— start of Source excerpt —

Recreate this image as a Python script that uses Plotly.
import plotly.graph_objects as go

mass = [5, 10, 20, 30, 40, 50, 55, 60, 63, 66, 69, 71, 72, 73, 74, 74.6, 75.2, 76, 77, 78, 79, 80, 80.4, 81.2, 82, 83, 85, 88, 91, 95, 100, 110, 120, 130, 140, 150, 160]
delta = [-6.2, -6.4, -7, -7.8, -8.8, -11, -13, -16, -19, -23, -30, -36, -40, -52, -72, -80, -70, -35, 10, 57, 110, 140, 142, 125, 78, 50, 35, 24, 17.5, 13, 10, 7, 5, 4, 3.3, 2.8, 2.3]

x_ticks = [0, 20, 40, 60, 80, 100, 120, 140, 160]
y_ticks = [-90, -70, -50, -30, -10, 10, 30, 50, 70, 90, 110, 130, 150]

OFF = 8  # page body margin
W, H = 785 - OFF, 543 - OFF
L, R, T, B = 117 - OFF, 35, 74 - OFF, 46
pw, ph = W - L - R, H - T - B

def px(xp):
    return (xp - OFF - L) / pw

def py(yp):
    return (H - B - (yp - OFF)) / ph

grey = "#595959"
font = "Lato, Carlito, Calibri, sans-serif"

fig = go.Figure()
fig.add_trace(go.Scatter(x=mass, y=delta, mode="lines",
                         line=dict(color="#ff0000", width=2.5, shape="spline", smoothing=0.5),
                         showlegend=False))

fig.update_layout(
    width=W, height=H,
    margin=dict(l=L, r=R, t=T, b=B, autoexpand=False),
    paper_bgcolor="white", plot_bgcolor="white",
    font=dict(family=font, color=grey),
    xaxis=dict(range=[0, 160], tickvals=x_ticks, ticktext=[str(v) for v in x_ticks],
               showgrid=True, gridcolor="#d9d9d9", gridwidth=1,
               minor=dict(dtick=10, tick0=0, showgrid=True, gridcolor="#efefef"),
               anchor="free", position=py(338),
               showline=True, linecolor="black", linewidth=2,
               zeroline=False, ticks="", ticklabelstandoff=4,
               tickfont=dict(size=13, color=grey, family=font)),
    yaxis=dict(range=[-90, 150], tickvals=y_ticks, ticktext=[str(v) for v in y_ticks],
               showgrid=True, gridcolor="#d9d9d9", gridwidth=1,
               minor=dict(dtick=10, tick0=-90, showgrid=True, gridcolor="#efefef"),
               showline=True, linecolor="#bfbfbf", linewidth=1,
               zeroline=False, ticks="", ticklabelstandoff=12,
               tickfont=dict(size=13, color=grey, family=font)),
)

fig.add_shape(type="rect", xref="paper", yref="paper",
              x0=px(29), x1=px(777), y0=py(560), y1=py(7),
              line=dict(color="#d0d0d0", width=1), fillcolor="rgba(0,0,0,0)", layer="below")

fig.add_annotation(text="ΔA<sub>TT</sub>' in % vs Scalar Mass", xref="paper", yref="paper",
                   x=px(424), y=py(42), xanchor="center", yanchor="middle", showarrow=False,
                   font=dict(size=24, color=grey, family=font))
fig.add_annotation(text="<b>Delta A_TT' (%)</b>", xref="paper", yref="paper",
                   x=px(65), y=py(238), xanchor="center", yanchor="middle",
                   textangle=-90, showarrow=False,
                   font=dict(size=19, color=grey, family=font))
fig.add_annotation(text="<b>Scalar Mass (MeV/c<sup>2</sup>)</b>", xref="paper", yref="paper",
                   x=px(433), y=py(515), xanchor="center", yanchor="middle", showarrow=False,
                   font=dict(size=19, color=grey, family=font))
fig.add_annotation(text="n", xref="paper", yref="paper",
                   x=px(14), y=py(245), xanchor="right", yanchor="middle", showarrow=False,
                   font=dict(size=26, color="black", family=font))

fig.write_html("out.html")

— end of Source excerpt —

Type out the material again exactly as presented.

Recreate this image as a Python script that uses Plotly.
import plotly.graph_objects as go

mass = [5, 10, 20, 30, 40, 50, 55, 60, 63, 66, 69, 71, 72, 73, 74, 74.6, 75.2, 76, 77, 78, 79, 80, 80.4, 81.2, 82, 83, 85, 88, 91, 95, 100, 110, 120, 130, 140, 150, 160]
delta = [-6.2, -6.4, -7, -7.8, -8.8, -11, -13, -16, -19, -23, -30, -36, -40, -52, -72, -80, -70, -35, 10, 57, 110, 140, 142, 125, 78, 50, 35, 24, 17.5, 13, 10, 7, 5, 4, 3.3, 2.8, 2.3]

x_ticks = [0, 20, 40, 60, 80, 100, 120, 140, 160]
y_ticks = [-90, -70, -50, -30, -10, 10, 30, 50, 70, 90, 110, 130, 150]

OFF = 8  # page body margin
W, H = 785 - OFF, 543 - OFF
L, R, T, B = 117 - OFF, 35, 74 - OFF, 46
pw, ph = W - L - R, H - T - B

def px(xp):
    return (xp - OFF - L) / pw

def py(yp):
    return (H - B - (yp - OFF)) / ph

grey = "#595959"
font = "Lato, Carlito, Calibri, sans-serif"

fig = go.Figure()
fig.add_trace(go.Scatter(x=mass, y=delta, mode="lines",
                         line=dict(color="#ff0000", width=2.5, shape="spline", smoothing=0.5),
                         showlegend=False))

fig.update_layout(
    width=W, height=H,
    margin=dict(l=L, r=R, t=T, b=B, autoexpand=False),
    paper_bgcolor="white", plot_bgcolor="white",
    font=dict(family=font, color=grey),
    xaxis=dict(range=[0, 160], tickvals=x_ticks, ticktext=[str(v) for v in x_ticks],
               showgrid=True, gridcolor="#d9d9d9", gridwidth=1,
               minor=dict(dtick=10, tick0=0, showgrid=True, gridcolor="#efefef"),
               anchor="free", position=py(338),
               showline=True, linecolor="black", linewidth=2,
               zeroline=False, ticks="", ticklabelstandoff=4,
               tickfont=dict(size=13, color=grey, family=font)),
    yaxis=dict(range=[-90, 150], tickvals=y_ticks, ticktext=[str(v) for v in y_ticks],
               showgrid=True, gridcolor="#d9d9d9", gridwidth=1,
               minor=dict(dtick=10, tick0=-90, showgrid=True, gridcolor="#efefef"),
               showline=True, linecolor="#bfbfbf", linewidth=1,
               zeroline=False, ticks="", ticklabelstandoff=12,
               tickfont=dict(size=13, color=grey, family=font)),
)

fig.add_shape(type="rect", xref="paper", yref="paper",
              x0=px(29), x1=px(777), y0=py(560), y1=py(7),
              line=dict(color="#d0d0d0", width=1), fillcolor="rgba(0,0,0,0)", layer="below")

fig.add_annotation(text="ΔA<sub>TT</sub>' in % vs Scalar Mass", xref="paper", yref="paper",
                   x=px(424), y=py(42), xanchor="center", yanchor="middle", showarrow=False,
                   font=dict(size=24, color=grey, family=font))
fig.add_annotation(text="<b>Delta A_TT' (%)</b>", xref="paper", yref="paper",
                   x=px(65), y=py(238), xanchor="center", yanchor="middle",
                   textangle=-90, showarrow=False,
                   font=dict(size=19, color=grey, family=font))
fig.add_annotation(text="<b>Scalar Mass (MeV/c<sup>2</sup>)</b>", xref="paper", yref="paper",
                   x=px(433), y=py(515), xanchor="center", yanchor="middle", showarrow=False,
                   font=dict(size=19, color=grey, family=font))
fig.add_annotation(text="n", xref="paper", yref="paper",
                   x=px(14), y=py(245), xanchor="right", yanchor="middle", showarrow=False,
                   font=dict(size=26, color="black", family=font))

fig.write_html("out.html")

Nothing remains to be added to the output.